If it's still not obvious, either you'll want to play with rate of change ideas more before trying to understand, or I'm not explaining well.

1. Actually the WCYDWT that first came to my mind was - wow, that's a lot of dirt. How big is this old lake bed they're digging up?

Holes: it's not just for Calculus students.

Your interpretation sounds spot on though. Another analogy I use to explain the same thing is everlasting gobstoppers which are spheres you digest one surface layer at a time.

2. I love this way of thinking about it. Lovely, just lovely.

3. i never saw this clearly until
about the third time i did calc i.

"visual" thinkers probably get it in one;
this is the *very* kind of thing that

how does one make it clearer?
lower the dimension maybe.
the rate of change in the area
A = \pi * r^2
of a growing *circle* is, hmm.
A' = 2\pi*r*r'
whattaya know, the length
(times, alas, the "time"
make it change a meter per second
or something if it suits...).

oh, but look... "where"
is all the "change"
taking place?
(this must be why economic
applications like to call
derivatives "marginal"
functions....)

sort of like a 2-D everlasting gobstopper....

(terminological quibble:
the gobstopper is a *ball*...
a "sphere" is itself one of the
"surface layers"...
if i were being this careful
in my own work i might have
referred to the *interior*
of a circle... the thing
having an area... as the "disk".
this distinction is much less

4. @Alison:
>How big is this old lake bed they're digging up?

Big, but they're not gonna dig up the whole thing. They each have to dig a hole a day, to 'build character'. It's a juvenile detention center.

>Holes: it's not just for Calculus students.

Well, I figured students could figure this out, approximately anyway, without calculus. My question being how much digging does X-Ray save himself by using that slightly shorter shovel?

I just had to write about the calculus because it was a bit of an epiphany for me. (My son was getting frustrated because I kept stopping my reading out loud, so I could think about the math.)

5. I put it this way: To infinitesimally increase the volume of a solid, think about putting on a coat of paint

6. Yep. I think my feel for the rate of change meaning (as opposed to slope) was weak. Coat of paint is easier than telling this story from Holes.

But since the Holes story is why I got it, I'll probably start with that when talking about this connection, and then we can think coat of paint.

Thanks.

7. Wow. We ran through this problem in a workshop I facilitated in North Carolina last week and it played like gangbusters. Not having the book in front of me, we assumed two inches shorter and calculated the difference in cubic inches. We discussed methods for making that number more relevant to learners, going so far as to call a local composting company to determine that, over a year, Shia's character would dig thirteen dumptrucks more dirt than X-Ray's. Great times. Thanks for the inspiration.

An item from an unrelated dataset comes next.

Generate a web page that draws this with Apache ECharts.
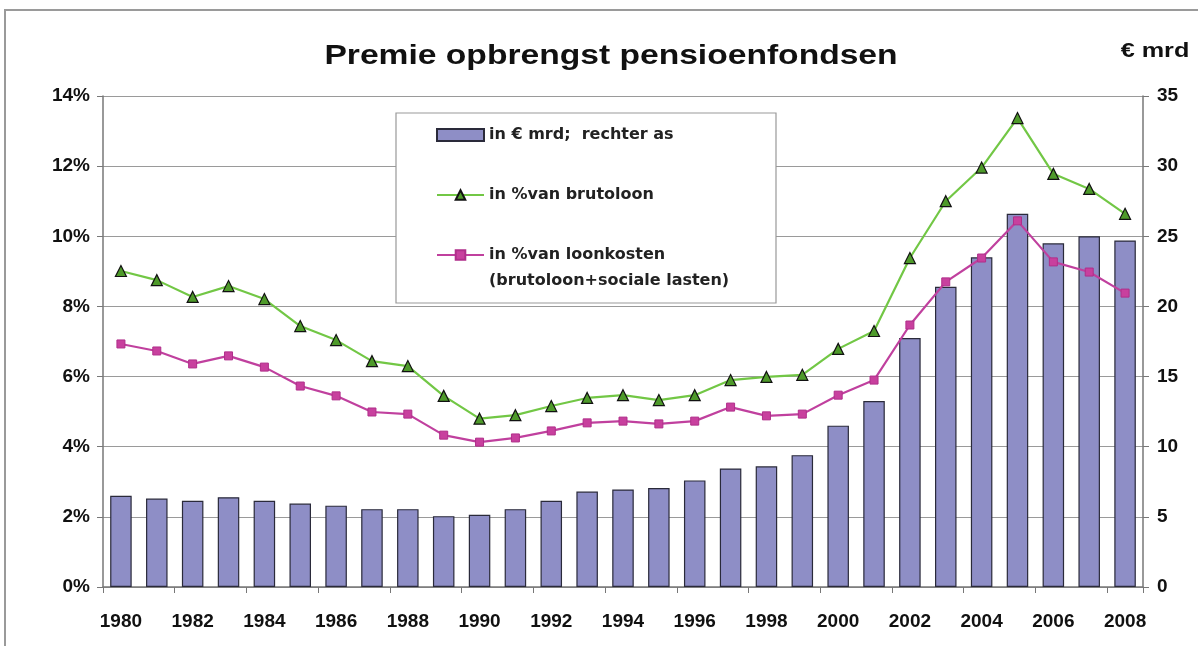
<!DOCTYPE html>
<html>
<head>
<meta charset="utf-8">
<script src="https://cdn.jsdelivr.net/npm/echarts@6/dist/echarts.min.js"></script>
<style>
  html, body { margin: 0; padding: 0; background: #fff; }
  #chart { width: 1198px; height: 646px; }
</style>
</head>
<body>
<div id="chart"></div>
<script>
// jaren en waarden
var years = ['1980','1981','1982','1983','1984','1985','1986','1987','1988','1989',
  '1990','1991','1992','1993','1994','1995','1996','1997','1998','1999',
  '2000','2001','2002','2003','2004','2005','2006','2007','2008']
var premieMrd = [6.5, 6.3, 6.15, 6.4, 6.15, 5.95, 5.8, 5.55, 5.55, 5.05,
  5.15, 5.55, 6.15, 6.8, 6.95, 7.05, 7.6, 8.45, 8.6, 9.4,
  11.5, 13.25, 17.75, 21.4, 23.5, 26.6, 24.5, 25.0, 24.7]
var pctBrutoloon = [9.01, 8.75, 8.27, 8.58, 8.21, 7.44, 7.04, 6.44, 6.3, 5.45,
  4.8, 4.9, 5.16, 5.39, 5.47, 5.33, 5.47, 5.9, 5.99, 6.05,
  6.79, 7.3, 9.38, 11.0, 11.96, 13.37, 11.78, 11.35, 10.64]
var pctLoonkosten = [6.93, 6.73, 6.36, 6.59, 6.27, 5.73, 5.45, 4.99, 4.93, 4.33,
  4.13, 4.25, 4.45, 4.68, 4.73, 4.65, 4.73, 5.13, 4.88, 4.93,
  5.47, 5.9, 7.47, 8.7, 9.38, 10.44, 9.27, 8.98, 8.38]
var leftTicks = { min: 0, max: 14, interval: 2 }
var rightTicks = { min: 0, max: 35, interval: 5 }

var font = 'Liberation Sans, Arial, sans-serif'
var chart = echarts.init(document.getElementById('chart'))

var option = {
  animation: false,
  backgroundColor: '#fff',
  textStyle: { fontFamily: font },
  grid: { left: 103, right: 55, top: 96, bottom: 59, containLabel: false },
  legend: {
    orient: 'vertical',
    left: 431, top: 119,
    itemWidth: 47, itemHeight: 12, itemGap: 38,
    textStyle: { fontSize: 16, fontWeight: 'bold', color: '#222', lineHeight: 22, fontFamily: 'DejaVu Sans' },
    data: [
      { name: 'in € mrd;  rechter as', icon: 'rect' },
      { name: 'in %van brutoloon' },
      { name: 'in %van loonkosten' }
    ]
  },
  xAxis: {
    type: 'category',
    data: years,
    boundaryGap: true,
    axisLine: { lineStyle: { color: '#777', width: 1.5 } },
    axisTick: { show: true, length: 6, lineStyle: { color: '#777' } },
    axisLabel: { interval: 1, fontSize: 19, fontWeight: 'bold', color: '#111', margin: 25 }
  },
  yAxis: [
    {
      type: 'value', min: leftTicks.min, max: leftTicks.max, interval: leftTicks.interval,
      axisLine: { show: true, lineStyle: { color: '#777', width: 1.5 } },
      axisTick: { show: true, length: 6, lineStyle: { color: '#777' } },
      splitLine: { lineStyle: { color: '#9a9a9a', width: 1.2 } },
      axisLabel: { formatter: '{value}%', fontSize: 19, fontWeight: 'bold', color: '#111', margin: 13 }
    },
    {
      type: 'value', min: rightTicks.min, max: rightTicks.max, interval: rightTicks.interval,
      position: 'right',
      axisLine: { show: true, lineStyle: { color: '#777', width: 1.5 } },
      axisTick: { show: true, length: 6, lineStyle: { color: '#777' } },
      splitLine: { show: false },
      axisLabel: { fontSize: 19, fontWeight: 'bold', color: '#111', margin: 14 }
    }
  ],
  graphic: [
    { type: 'rect', shape: { x: 5, y: 10, width: 1250, height: 700 }, z: -10, silent: true,
      style: { fill: 'none', stroke: '#9a9a9a', lineWidth: 2 } },
    { type: 'rect', shape: { x: 396, y: 113, width: 380, height: 190 }, z: 3, silent: true,
      style: { fill: '#fff', stroke: '#999', lineWidth: 1.2 } },
    { type: 'text', x: 489, y: 273, z: 5, silent: true,
      style: { text: '(brutoloon+sociale lasten)', fontSize: 16, fontWeight: 'bold', fill: '#222', fontFamily: 'DejaVu Sans' } },
    // titel, iets breder getrokken zoals in het origineel
    { type: 'text', x: 611, y: 56, scaleX: 1.2, z: 5, silent: true,
      style: { text: 'Premie opbrengst pensioenfondsen', align: 'center', verticalAlign: 'middle',
        fontSize: 28, fontWeight: 'bold', fill: '#111', fontFamily: font } },
    { type: 'text', x: 1155, y: 51, scaleX: 1.2, z: 5, silent: true,
      style: { text: '€ mrd', align: 'center', verticalAlign: 'middle',
        fontSize: 21, fontWeight: 'bold', fill: '#111', fontFamily: font } }
  ],
  series: [
    {
      name: 'in € mrd;  rechter as',
      type: 'bar',
      yAxisIndex: 1,
      data: premieMrd,
      barWidth: '60%',
      itemStyle: { color: '#8e8ec6', borderColor: '#2a2a3a', borderWidth: 1.2 },
      z: 1
    },
    {
      name: 'in %van brutoloon',
      type: 'line',
      yAxisIndex: 0,
      data: pctBrutoloon,
      symbol: 'triangle', symbolSize: 11,
      lineStyle: { color: '#72c745', width: 2.2 },
      itemStyle: { color: '#4e9a2a', borderColor: '#111', borderWidth: 1.2 },
      z: 2
    },
    {
      name: 'in %van loonkosten',
      type: 'line',
      yAxisIndex: 0,
      data: pctLoonkosten,
      symbol: 'rect', symbolSize: 8,
      lineStyle: { color: '#c0409e', width: 2.2 },
      itemStyle: { color: '#c8409e', borderColor: '#b02e8a', borderWidth: 1 },
      z: 2
    }
  ]
}
chart.setOption(option)
</script>
</body>
</html>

8. I'm so excited that you tried this out! Who were you working with? High school teachers?

So that's about six and a half truckloads a year for each inch. The dialogue I quoted above said it couldn't have been more than a fraction of an inch shorter, but that would still be a few truckloads.

(Am I right to think of this linearly? I don't think it gets an exact right answer, but I think it comes close. Double the difference, double the thickness of the 'skin'.)